• Do this:
Copy the records below exactly as they appear.

• Stored entries:

· · ·

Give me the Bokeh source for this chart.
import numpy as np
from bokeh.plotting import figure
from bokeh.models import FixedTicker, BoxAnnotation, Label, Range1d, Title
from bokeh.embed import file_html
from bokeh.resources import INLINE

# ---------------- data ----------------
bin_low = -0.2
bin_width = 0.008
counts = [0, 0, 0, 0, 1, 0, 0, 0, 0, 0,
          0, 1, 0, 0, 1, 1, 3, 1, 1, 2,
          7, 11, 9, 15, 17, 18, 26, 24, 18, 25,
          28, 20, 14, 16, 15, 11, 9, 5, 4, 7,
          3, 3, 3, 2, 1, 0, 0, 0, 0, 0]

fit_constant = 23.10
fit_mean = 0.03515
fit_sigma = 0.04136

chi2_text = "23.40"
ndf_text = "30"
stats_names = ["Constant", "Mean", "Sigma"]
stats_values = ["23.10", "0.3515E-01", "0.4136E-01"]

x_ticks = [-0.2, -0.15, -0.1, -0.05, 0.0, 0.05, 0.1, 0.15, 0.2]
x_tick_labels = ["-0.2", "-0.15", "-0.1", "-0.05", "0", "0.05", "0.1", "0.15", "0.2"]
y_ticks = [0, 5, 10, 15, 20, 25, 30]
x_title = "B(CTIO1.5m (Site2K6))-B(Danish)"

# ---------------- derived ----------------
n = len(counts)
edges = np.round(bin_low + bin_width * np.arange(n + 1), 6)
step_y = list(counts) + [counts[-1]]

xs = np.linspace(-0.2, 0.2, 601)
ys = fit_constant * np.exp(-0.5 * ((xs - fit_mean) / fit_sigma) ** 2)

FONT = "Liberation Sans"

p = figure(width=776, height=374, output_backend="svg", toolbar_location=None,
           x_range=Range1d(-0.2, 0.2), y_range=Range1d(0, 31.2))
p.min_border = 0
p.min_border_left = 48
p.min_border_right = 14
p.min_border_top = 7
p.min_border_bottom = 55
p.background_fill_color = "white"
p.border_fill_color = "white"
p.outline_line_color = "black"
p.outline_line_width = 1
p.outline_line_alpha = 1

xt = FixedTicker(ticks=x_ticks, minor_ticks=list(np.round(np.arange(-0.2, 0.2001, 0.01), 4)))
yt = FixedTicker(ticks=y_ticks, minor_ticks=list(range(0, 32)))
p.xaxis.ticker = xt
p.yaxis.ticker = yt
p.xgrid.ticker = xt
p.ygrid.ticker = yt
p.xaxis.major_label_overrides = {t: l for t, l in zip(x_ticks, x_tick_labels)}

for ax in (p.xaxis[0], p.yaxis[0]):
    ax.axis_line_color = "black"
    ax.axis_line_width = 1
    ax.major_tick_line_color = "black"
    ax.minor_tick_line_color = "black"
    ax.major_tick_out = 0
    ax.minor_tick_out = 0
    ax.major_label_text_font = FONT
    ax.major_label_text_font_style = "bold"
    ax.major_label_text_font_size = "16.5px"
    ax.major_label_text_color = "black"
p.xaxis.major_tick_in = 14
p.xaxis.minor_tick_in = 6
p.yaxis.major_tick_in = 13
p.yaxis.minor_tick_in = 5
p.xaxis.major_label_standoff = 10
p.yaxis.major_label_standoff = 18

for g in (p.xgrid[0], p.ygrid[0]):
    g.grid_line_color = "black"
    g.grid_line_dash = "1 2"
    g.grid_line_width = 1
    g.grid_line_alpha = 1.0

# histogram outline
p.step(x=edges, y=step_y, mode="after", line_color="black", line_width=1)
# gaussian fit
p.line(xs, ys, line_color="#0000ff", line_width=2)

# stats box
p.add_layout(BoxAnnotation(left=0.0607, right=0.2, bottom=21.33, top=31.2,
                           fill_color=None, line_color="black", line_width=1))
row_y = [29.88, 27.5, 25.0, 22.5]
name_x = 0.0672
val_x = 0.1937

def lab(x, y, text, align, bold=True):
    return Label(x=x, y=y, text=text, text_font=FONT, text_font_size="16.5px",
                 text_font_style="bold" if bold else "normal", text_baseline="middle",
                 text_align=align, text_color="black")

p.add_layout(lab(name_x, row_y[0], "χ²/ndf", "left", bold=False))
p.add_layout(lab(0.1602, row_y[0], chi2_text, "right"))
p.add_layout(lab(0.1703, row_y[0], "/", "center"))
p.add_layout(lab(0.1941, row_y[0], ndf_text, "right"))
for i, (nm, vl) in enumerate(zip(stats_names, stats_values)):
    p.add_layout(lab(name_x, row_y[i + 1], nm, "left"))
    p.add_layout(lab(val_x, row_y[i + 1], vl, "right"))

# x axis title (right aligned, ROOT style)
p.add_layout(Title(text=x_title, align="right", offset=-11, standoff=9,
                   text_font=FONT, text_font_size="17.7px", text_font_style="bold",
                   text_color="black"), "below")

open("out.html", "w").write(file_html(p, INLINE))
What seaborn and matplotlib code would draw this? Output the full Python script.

· · ·

• Output:
Give me the Bokeh source for this chart.
import numpy as np
from bokeh.plotting import figure
from bokeh.models import FixedTicker, BoxAnnotation, Label, Range1d, Title
from bokeh.embed import file_html
from bokeh.resources import INLINE

# ---------------- data ----------------
bin_low = -0.2
bin_width = 0.008
counts = [0, 0, 0, 0, 1, 0, 0, 0, 0, 0,
          0, 1, 0, 0, 1, 1, 3, 1, 1, 2,
          7, 11, 9, 15, 17, 18, 26, 24, 18, 25,
          28, 20, 14, 16, 15, 11, 9, 5, 4, 7,
          3, 3, 3, 2, 1, 0, 0, 0, 0, 0]

fit_constant = 23.10
fit_mean = 0.03515
fit_sigma = 0.04136

chi2_text = "23.40"
ndf_text = "30"
stats_names = ["Constant", "Mean", "Sigma"]
stats_values = ["23.10", "0.3515E-01", "0.4136E-01"]

x_ticks = [-0.2, -0.15, -0.1, -0.05, 0.0, 0.05, 0.1, 0.15, 0.2]
x_tick_labels = ["-0.2", "-0.15", "-0.1", "-0.05", "0", "0.05", "0.1", "0.15", "0.2"]
y_ticks = [0, 5, 10, 15, 20, 25, 30]
x_title = "B(CTIO1.5m (Site2K6))-B(Danish)"

# ---------------- derived ----------------
n = len(counts)
edges = np.round(bin_low + bin_width * np.arange(n + 1), 6)
step_y = list(counts) + [counts[-1]]

xs = np.linspace(-0.2, 0.2, 601)
ys = fit_constant * np.exp(-0.5 * ((xs - fit_mean) / fit_sigma) ** 2)

FONT = "Liberation Sans"

p = figure(width=776, height=374, output_backend="svg", toolbar_location=None,
           x_range=Range1d(-0.2, 0.2), y_range=Range1d(0, 31.2))
p.min_border = 0
p.min_border_left = 48
p.min_border_right = 14
p.min_border_top = 7
p.min_border_bottom = 55
p.background_fill_color = "white"
p.border_fill_color = "white"
p.outline_line_color = "black"
p.outline_line_width = 1
p.outline_line_alpha = 1

xt = FixedTicker(ticks=x_ticks, minor_ticks=list(np.round(np.arange(-0.2, 0.2001, 0.01), 4)))
yt = FixedTicker(ticks=y_ticks, minor_ticks=list(range(0, 32)))
p.xaxis.ticker = xt
p.yaxis.ticker = yt
p.xgrid.ticker = xt
p.ygrid.ticker = yt
p.xaxis.major_label_overrides = {t: l for t, l in zip(x_ticks, x_tick_labels)}

for ax in (p.xaxis[0], p.yaxis[0]):
    ax.axis_line_color = "black"
    ax.axis_line_width = 1
    ax.major_tick_line_color = "black"
    ax.minor_tick_line_color = "black"
    ax.major_tick_out = 0
    ax.minor_tick_out = 0
    ax.major_label_text_font = FONT
    ax.major_label_text_font_style = "bold"
    ax.major_label_text_font_size = "16.5px"
    ax.major_label_text_color = "black"
p.xaxis.major_tick_in = 14
p.xaxis.minor_tick_in = 6
p.yaxis.major_tick_in = 13
p.yaxis.minor_tick_in = 5
p.xaxis.major_label_standoff = 10
p.yaxis.major_label_standoff = 18

for g in (p.xgrid[0], p.ygrid[0]):
    g.grid_line_color = "black"
    g.grid_line_dash = "1 2"
    g.grid_line_width = 1
    g.grid_line_alpha = 1.0

# histogram outline
p.step(x=edges, y=step_y, mode="after", line_color="black", line_width=1)
# gaussian fit
p.line(xs, ys, line_color="#0000ff", line_width=2)

# stats box
p.add_layout(BoxAnnotation(left=0.0607, right=0.2, bottom=21.33, top=31.2,
                           fill_color=None, line_color="black", line_width=1))
row_y = [29.88, 27.5, 25.0, 22.5]
name_x = 0.0672
val_x = 0.1937

def lab(x, y, text, align, bold=True):
    return Label(x=x, y=y, text=text, text_font=FONT, text_font_size="16.5px",
                 text_font_style="bold" if bold else "normal", text_baseline="middle",
                 text_align=align, text_color="black")

p.add_layout(lab(name_x, row_y[0], "χ²/ndf", "left", bold=False))
p.add_layout(lab(0.1602, row_y[0], chi2_text, "right"))
p.add_layout(lab(0.1703, row_y[0], "/", "center"))
p.add_layout(lab(0.1941, row_y[0], ndf_text, "right"))
for i, (nm, vl) in enumerate(zip(stats_names, stats_values)):
    p.add_layout(lab(name_x, row_y[i + 1], nm, "left"))
    p.add_layout(lab(val_x, row_y[i + 1], vl, "right"))

# x axis title (right aligned, ROOT style)
p.add_layout(Title(text=x_title, align="right", offset=-11, standoff=9,
                   text_font=FONT, text_font_size="17.7px", text_font_style="bold",
                   text_color="black"), "below")

open("out.html", "w").write(file_html(p, INLINE))
What seaborn and matplotlib code would draw this? Output the full Python script.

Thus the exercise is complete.